PowerVR does use a depth buffer, but in a different way than a regular(Immediate Mode Rendering) GPU
The differed part of Tile-based differed rendering means that triangles for a give scene are first processed (shaded, transformed clipped, etc. ) and saved into an intermediate buffer. Only after the entire scene is processed the tiles are rendered one by one.
Having all the processed triangles in one buffer allows the hardware to perform hidden surface removal - removing the triangles that will end up being hidden/overdrawn by other triangles. This significantly reduces the number of rendered triangles, resulting in improved performance and reduced power consumption.
Hidden surface removal typically uses something called a Tab Buffer as well as a depth buffer. (Both are small on-chip memories as they store a tile at a time)

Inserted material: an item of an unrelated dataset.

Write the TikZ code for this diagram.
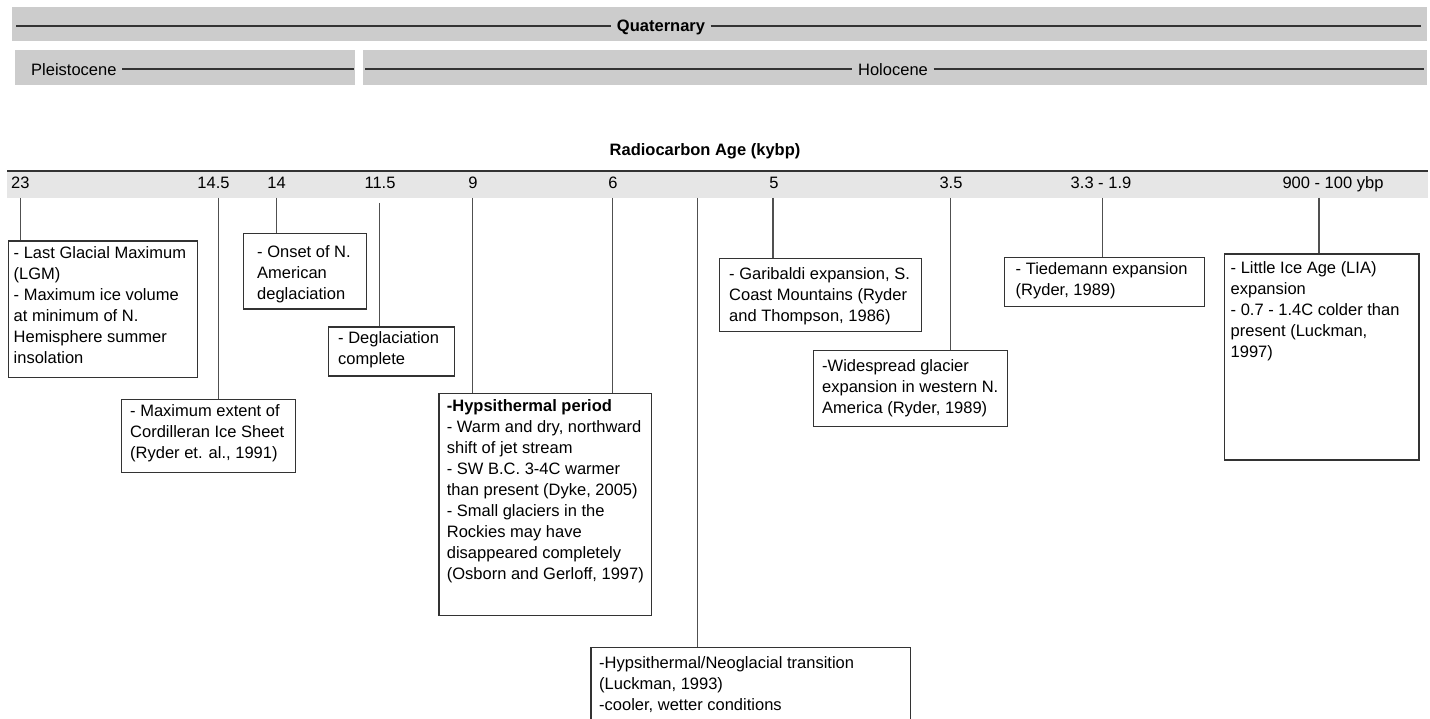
\documentclass[tikz,border=0pt]{standalone}
\usepackage{fontspec}
\setmainfont{Liberation Sans}
\definecolor{barA}{HTML}{CCCCCC}
\definecolor{barB}{HTML}{E6E6E6}
\definecolor{ink}{HTML}{333333}
\definecolor{connc}{HTML}{505050}
\newcommand{\fs}{\fontsize{16.5}{21}\selectfont}
\begin{document}
\begin{tikzpicture}[x=1pt,y=-1pt,
  evbox/.style={draw=ink, line width=1.4pt, rectangle, inner sep=0, anchor=north west},
  evtext/.style={anchor=north west, align=left, inner sep=0, font=\fs, text=black},
  conn/.style={draw=connc, line width=1.5pt},
  barline/.style={draw=ink, line width=2pt},
  bartext/.style={font=\fs, inner xsep=5.5pt, inner ysep=0pt, text=black},
  axlab/.style={font=\fs, anchor=base, inner sep=0, text=black}]
\useasboundingbox (0,0) rectangle (1430,719);
\clip (0,0) rectangle (1430,719);
\fill[white] (0,0) rectangle (1430,719);

% ---- period bars
\fill[barA] (12,7.5) rectangle (1427,41.5);
\coordinate (q0) at (16,25.7);
\coordinate (q1) at (1421,25.7);
\node[bartext, font=\fs\bfseries, fill=barA, anchor=base] (quat) at (661,31.7) {Quaternary};
\draw[barline] (q0) -- (quat.west |- q0);
\draw[barline] (quat.east |- q1) -- (q1);

\fill[barA] (15,50) rectangle (355,85);
\coordinate (p1) at (353.5,69.3);
\node[bartext, fill=barA, anchor=base west] (pleist) at (25.5,75.3) {Pleistocene};
\draw[barline] (pleist.east |- p1) -- (p1);

\fill[barA] (362.5,50) rectangle (1427,85);
\coordinate (h0) at (365,69.3);
\coordinate (h1) at (1424,69.3);
\node[bartext, fill=barA, anchor=base] (holo) at (893,75.3) {Holocene};
\draw[barline] (h0) -- (holo.west |- h0);
\draw[barline] (holo.east |- h1) -- (h1);

% ---- axis
\node[font=\fs\bfseries, anchor=base, inner sep=0] (axtitle) at (705,156) {Radiocarbon Age (kybp)};
\fill[barB] (7,170) rectangle (1428,198);
\coordinate (ax0) at (7,171);
\coordinate (ax1) at (1428,171);
\draw[draw=ink, line width=2pt] (ax0) -- (ax1);

\node[axlab, anchor=base west] (l23) at (11,189) {23};
\node[axlab] (l145) at (213.5,189) {14.5};
\node[axlab] (l14) at (276.6,189) {14};
\node[axlab] (l115) at (380,189) {11.5};
\node[axlab] (l9) at (473,189) {9};
\node[axlab] (l6) at (613,189) {6};
\node[axlab] (l5) at (774,189) {5};
\node[axlab] (l35) at (951,189) {3.5};
\node[axlab] (l33) at (1101,189) {3.3 - 1.9};
\node[axlab] (l900) at (1333,189) {900 - 100 ybp};

\coordinate (t23) at (20.5,198);
\coordinate (t145) at (218.5,198);
\coordinate (t14) at (276.3,198);
\coordinate (t115) at (379.3,203);
\coordinate (t9) at (472.5,198);
\coordinate (t6) at (612.7,198);
\coordinate (tn) at (697.3,198);
\coordinate (t5) at (773,198);
\coordinate (t35) at (950.5,198);
\coordinate (t33) at (1102.5,198);
\coordinate (t900) at (1319,198);

% ---- event boxes
\node[evbox, minimum width=189.5pt, minimum height=136pt] (lgm) at (7.5,240.5) {};
\node[evtext] (lgmt) at (13.5,243.6) {\strut- Last Glacial Maximum\\(LGM)\\- Maximum ice volume\\at minimum of N.\\Hemisphere summer\\insolation};

\node[evbox, minimum width=174pt, minimum height=73pt] (cord) at (121,399) {};
\node[evtext] (cordt) at (130,402) {\strut- Maximum extent of\\Cordilleran Ice Sheet\\(Ryder et. al., 1991)};

\node[evbox, minimum width=123pt, minimum height=75.5pt] (onset) at (243,232.7) {};
\node[evtext] (onsett) at (257,242.3) {\strut- Onset of N.\\American\\deglaciation};

\node[evbox, minimum width=126pt, minimum height=49pt] (degl) at (328,326.3) {};
\node[evtext] (deglt) at (338,329) {\strut- Deglaciation\\complete};

\node[evbox, minimum width=212.7pt, minimum height=222pt] (hyps) at (438.3,392.5) {};
\node[evtext] (hypst) at (446.7,396.3) {\strut\textbf{-Hypsithermal period}\\- Warm and dry, northward\\shift of jet stream\\- SW B.C. 3-4C warmer\\than present (Dyke, 2005)\\- Small glaciers in the\\Rockies may have\\disappeared completely\\(Osborn and Gerloff, 1997)};

\node[evbox, minimum width=319.7pt, minimum height=100pt] (neo) at (590.3,646.7) {};
\node[evtext] (neot) at (599,654) {\strut-Hypsithermal/Neoglacial transition\\(Luckman, 1993)\\-cooler, wetter conditions};

\node[evbox, minimum width=202.4pt, minimum height=73pt] (gari) at (718.6,257.7) {};
\node[evtext] (garit) at (729,264.6) {\strut- Garibaldi expansion, S.\\Coast Mountains (Ryder\\and Thompson, 1986)};

\node[evbox, minimum width=194pt, minimum height=76pt] (wide) at (813,350) {};
\node[evtext] (widet) at (822,356.3) {\strut-Widespread glacier\\expansion in western N.\\America (Ryder, 1989)};

\node[evbox, minimum width=200.2pt, minimum height=49.3pt] (tied) at (1003.5,256.7) {};
\node[evtext] (tiedt) at (1015.5,259.6) {\strut- Tiedemann expansion\\(Ryder, 1989)};

\node[evbox, minimum width=194.6pt, minimum height=206pt] (lia) at (1223.7,253.3) {};
\node[evtext] (liat) at (1230.5,258.6) {\strut- Little Ice Age (LIA)\\expansion\\- 0.7 - 1.4C colder than\\present (Luckman,\\1997)};

% ---- connectors
\draw[conn] (t23) -- (t23 |- lgm.north);
\draw[conn] (t145) -- (t145 |- cord.north);
\draw[conn] (t14) -- (t14 |- onset.north);
\draw[conn] (t115) -- (t115 |- degl.north);
\draw[conn] (t9) -- (t9 |- hyps.north);
\draw[conn] (t6) -- (t6 |- hyps.north);
\draw[conn] (tn) -- (tn |- neo.north);
\draw[conn] (t5) -- (t5 |- gari.north);
\draw[conn] (t35) -- (t35 |- wide.north);
\draw[conn] (t33) -- (t33 |- tied.north);
\draw[conn] (t900) -- (t900 |- lia.north);
\end{tikzpicture}
\end{document}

Not sure why you're saying that PowerVR doesn't use a depth buffer. My guess is that it is just a "marketing" way of saying that there is not need to perform expensive writes and reads from system memory in order to perform depth test.
p.s
Just to add to Tommy's answer: the primary benefits of tile based differed rendering are:
- Since fragments are processed a tile at a time all color/depth/stencil buffer read and writes are performed from a fast on-chip memory. While the color buffer still has to be read/written to system memory ones per tile, in many cases the depth and stencil buffers need to be written to system memory only if it is required for later use(like your user case). System memory traffic is a significant source of power consumption... so you can see how it reduced power consumption.
- Differed rendering enables hidden surface removal. Less rendered triangles means less fragments processing, means less texture memory access.